Remember, modifying a child custody order is a serious matter that directly impacts the life of your child. Always consider the effects of such a change on your child and seek legal counsel to guide you through the process.
Key Legal Terms in Child Custody
When navigating through a child custody case, you may come across a number of legal terms that can be confusing. To help you better understand this process, let’s look at some essential legal terms in child custody: visitation, co-parenting, parenting plan, and child support.
Visitation refers to the time the noncustodial parent, or the parent without primary physical custody, spends with the child. The visitation schedule can vary widely from case to case, depending on factors such as the child’s age, the parents’ work schedules, and the distance between the parents’ homes. This schedule is typically outlined in the parenting plan.
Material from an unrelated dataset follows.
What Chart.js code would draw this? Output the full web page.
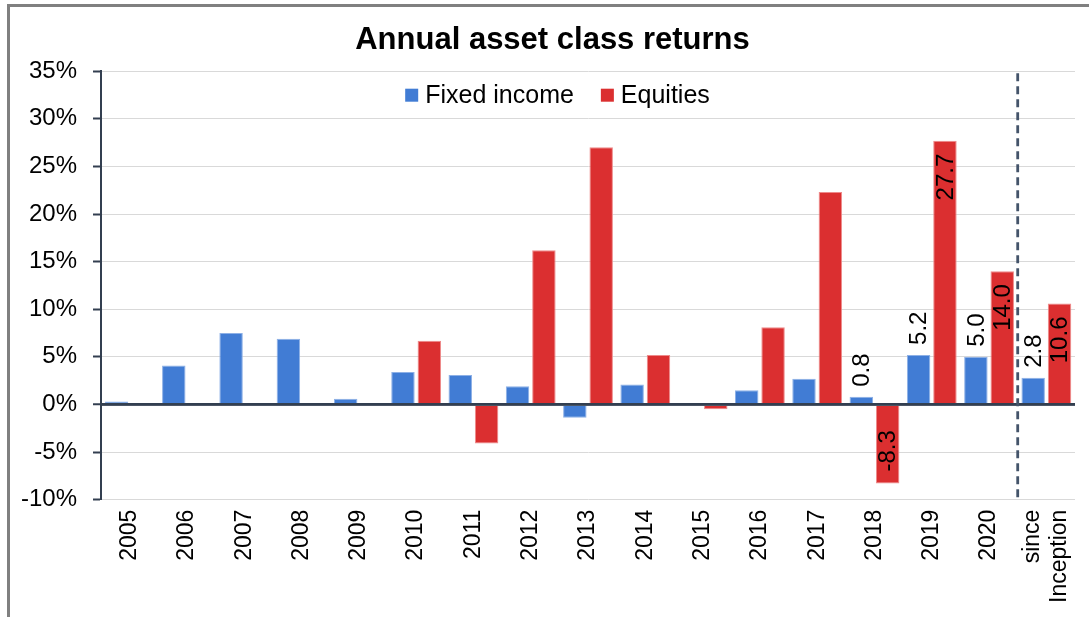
<!DOCTYPE html>
<html>
<head>
<meta charset="utf-8">
<script src="https://cdn.jsdelivr.net/npm/chart.js@4.4.1/dist/chart.umd.min.js"></script>
<style>
  html, body { margin: 0; padding: 0; background: #ffffff; overflow: hidden; width: 1089px; height: 617px; position: relative; }
  #frame { position: absolute; left: 7px; top: 4px; width: 1100px; height: 640px;
           border-top: 3px solid #808080; border-left: 3px solid #808080; background: #fff; }
  #clip { position: absolute; left: 0; top: 7px; width: 1077px; height: 610px; overflow: hidden; }
  #wrap { position: absolute; left: -8px; top: 0; width: 1121px; height: 610px; }
</style>
</head>
<body>
<div id="frame"></div>
<div id="clip"><div id="wrap"><canvas id="c"></canvas></div></div>
<script>
// ---- data ----
const categories = ['2005','2006','2007','2008','2009','2010','2011','2012','2013','2014','2015','2016','2017','2018','2019','2020',['since','Inception']];
const fixedIncome = [0.3, 4.1, 7.5, 6.9, 0.6, 3.4, 3.1, 1.9, -1.4, 2.1, 0.0, 1.5, 2.7, 0.8, 5.2, 5.0, 2.8];
const equities    = [null, null, null, null, null, 6.7, -4.1, 16.2, 27.0, 5.2, -0.5, 8.1, 22.3, -8.3, 27.7, 14.0, 10.6];
const seriesNames = ['Fixed income', 'Equities'];
const labelledIndices = [13, 14, 15, 16];
const dividerAfterIndex = 15;
const yTicks = { min: -10, max: 35, step: 5 };
const chartTitle = 'Annual asset class returns';

// ---- styles ----
const FONT = "'Liberation Sans', Arial, sans-serif";
const BLUE = '#417cd4';
const RED = '#db2f30';
const AXIS = '#333f50';
const GRID = '#d9d9d9';

const tweakPlugin = {
  id: 'tweak',
  afterLayout(chart) {
    // title is centred on the full (cropped) chart width in the reference
    const t = chart.titleBlock;
    if (t) { t.left += 12.5; t.right += 12.5; }
  },
  beforeDraw(chart) {
    // centre multi-line rotated category labels on their tick
    const xs = chart.scales.x;
    xs.getLabelItems().forEach(it => {
      if (Array.isArray(it.label) && it.label.length > 1 && !it._centred) {
        it.options.translation[0] -= (it.label.length - 1) * it.font.lineHeight / 2;
        it._centred = true;
      }
    });
  }
};

const overlayPlugin = {
  id: 'overlay',
  afterDatasetsDraw(chart) {
    const ctx = chart.ctx;
    const area = chart.chartArea;
    const ys = chart.scales.y, xs = chart.scales.x;
    ctx.save();
    // zero line on top of bars
    const y0 = ys.getPixelForValue(0);
    ctx.strokeStyle = AXIS; ctx.lineWidth = 2.5;
    ctx.beginPath(); ctx.moveTo(area.left, y0); ctx.lineTo(area.right, y0); ctx.stroke();
    // dashed divider
    const xd = xs.getPixelForValue(dividerAfterIndex + 0.5);
    ctx.strokeStyle = '#44546a'; ctx.lineWidth = 2.8; ctx.setLineDash([8, 5]);
    ctx.beginPath(); ctx.moveTo(xd, area.top + 2); ctx.lineTo(xd, area.bottom); ctx.stroke();
    ctx.setLineDash([]);
    // value labels
    ctx.font = '24px ' + FONT;
    ctx.fillStyle = '#000';
    ctx.textBaseline = 'middle';
    chart.data.datasets.forEach((ds, d) => {
      const meta = chart.getDatasetMeta(d);
      labelledIndices.forEach(i => {
        const v = ds.data[i];
        if (v === null || v === undefined) return;
        const el = meta.data[i];
        const p = el.getProps(['x', 'y', 'base'], true);
        const txt = v.toFixed(1);
        ctx.save();
        if (d === 0) {
          ctx.translate(p.x, p.y - 10);
          ctx.rotate(-Math.PI / 2);
          ctx.textAlign = 'left';
        } else if (v >= 0) {
          ctx.translate(p.x, p.y + 13);
          ctx.rotate(-Math.PI / 2);
          ctx.textAlign = 'right';
        } else {
          ctx.translate(p.x, p.y - 12);
          ctx.rotate(-Math.PI / 2);
          ctx.textAlign = 'left';
        }
        ctx.fillText(txt, 0, 1);
        ctx.restore();
      });
    });
    // legend (inside plot area)
    ctx.font = '25px ' + FONT;
    ctx.textAlign = 'left';
    ctx.textBaseline = 'middle';
    const box = 13, gapText = 7, gapItem = 27;
    const items = chart.data.datasets.map(ds => ({ label: ds.label, color: ds.backgroundColor, w: ctx.measureText(ds.label).width }));
    const total = items.reduce((s, it) => s + box + gapText + it.w, 0) + gapItem * (items.length - 1);
    const t = chart.titleBlock;
    let x = (t.left + t.right) / 2 + 5 - total / 2;
    const yc = area.top + 24;
    items.forEach(it => {
      ctx.fillStyle = it.color;
      ctx.fillRect(x, yc - box / 2, box, box);
      ctx.fillStyle = '#000';
      ctx.fillText(it.label, x + box + gapText, yc + 1);
      x += box + gapText + it.w + gapItem;
    });
    ctx.restore();
  }
};

new Chart(document.getElementById('c'), {
  type: 'bar',
  data: {
    labels: categories,
    datasets: [
      { label: seriesNames[0], data: fixedIncome, backgroundColor: BLUE, borderColor: '#8db0e6', borderWidth: 1,
        categoryPercentage: 0.92, barPercentage: 0.89 },
      { label: seriesNames[1], data: equities, backgroundColor: RED, borderColor: '#ee8a8a', borderWidth: 1,
        categoryPercentage: 0.92, barPercentage: 0.89 }
    ]
  },
  options: {
    responsive: true,
    maintainAspectRatio: false,
    animation: false,
    devicePixelRatio: 1,
    layout: { padding: { left: 13, right: 38, top: 0, bottom: 4 } },
    plugins: {
      legend: { display: false },
      tooltip: { enabled: false },
      title: {
        display: true, text: chartTitle, color: '#000',
        font: { family: FONT, size: 31, weight: 'bold' },
        padding: { top: 15, bottom: 12 }
      }
    },
    scales: {
      x: {
        grid: { display: false, drawTicks: false },
        border: { display: false },
        ticks: { color: '#000', font: { family: FONT, size: 23 }, maxRotation: 90, minRotation: 90, padding: 10, autoSkip: false }
      },
      y: {
        min: yTicks.min, max: yTicks.max,
        border: { display: true, color: AXIS, width: 2 },
        grid: {
          color: c => (c.tick && c.tick.value === 0) ? AXIS : GRID,
          lineWidth: c => (c.tick && c.tick.value === 0) ? 2.5 : 1,
          tickColor: AXIS, tickLength: 8, tickWidth: 2
        },
        ticks: { stepSize: yTicks.step, color: '#000', font: { family: FONT, size: 24 }, padding: 16,
                 callback: v => v + '%' }
      }
    }
  },
  plugins: [tweakPlugin, overlayPlugin]
});
</script>
</body>
</html>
In some cases, the court may order supervised visitation, where the noncustodial parent’s time with the child is overseen by an appointed individual. This is usually done when there are concerns about the child’s safety or the parent’s ability to care for the child. For more on this, you might find our article on child endangerment and its impact on child custody helpful.
Co-parenting involves both parents playing an active role in their child’s life after separation or divorce. Even if one parent has primary physical custody, the goal of co-parenting is to ensure that the child maintains a positive and meaningful relationship with both parents.
Successful co-parenting requires effective communication, mutual respect, and a willingness to put the child’s needs first. You can learn more about effective co-parenting strategies in our guide on how to navigate child custody mediation.
A parenting plan is a written document that outlines how parents will raise their child after separation or divorce. This plan typically includes details about physical custody, visitation schedules, decision-making responsibilities, and methods for resolving disputes.
The parenting plan serves as a roadmap for co-parenting and is typically developed during mediation or negotiation between the parents. The court then reviews and approves it, making it a legally binding agreement.
Child support is a financial obligation paid by the noncustodial parent to the custodial parent to contribute to the child’s living expenses. The amount of child support is typically determined by the court and depends on factors such as the parents’ incomes, the number of children, and the specific needs of the child.
Child support is separate from any alimony or spousal support and is solely intended for the child’s benefit. To learn more about financial issues related to child custody, you might find our article on who pays the attorney fees in child custody cases helpful.
Understanding these key legal terms can help you navigate the complexities of child custody and make informed decisions in your child’s best interest. Remember, every situation is unique, and what works for one family may not work for yours. Always seek legal advice tailored to your specific circumstances.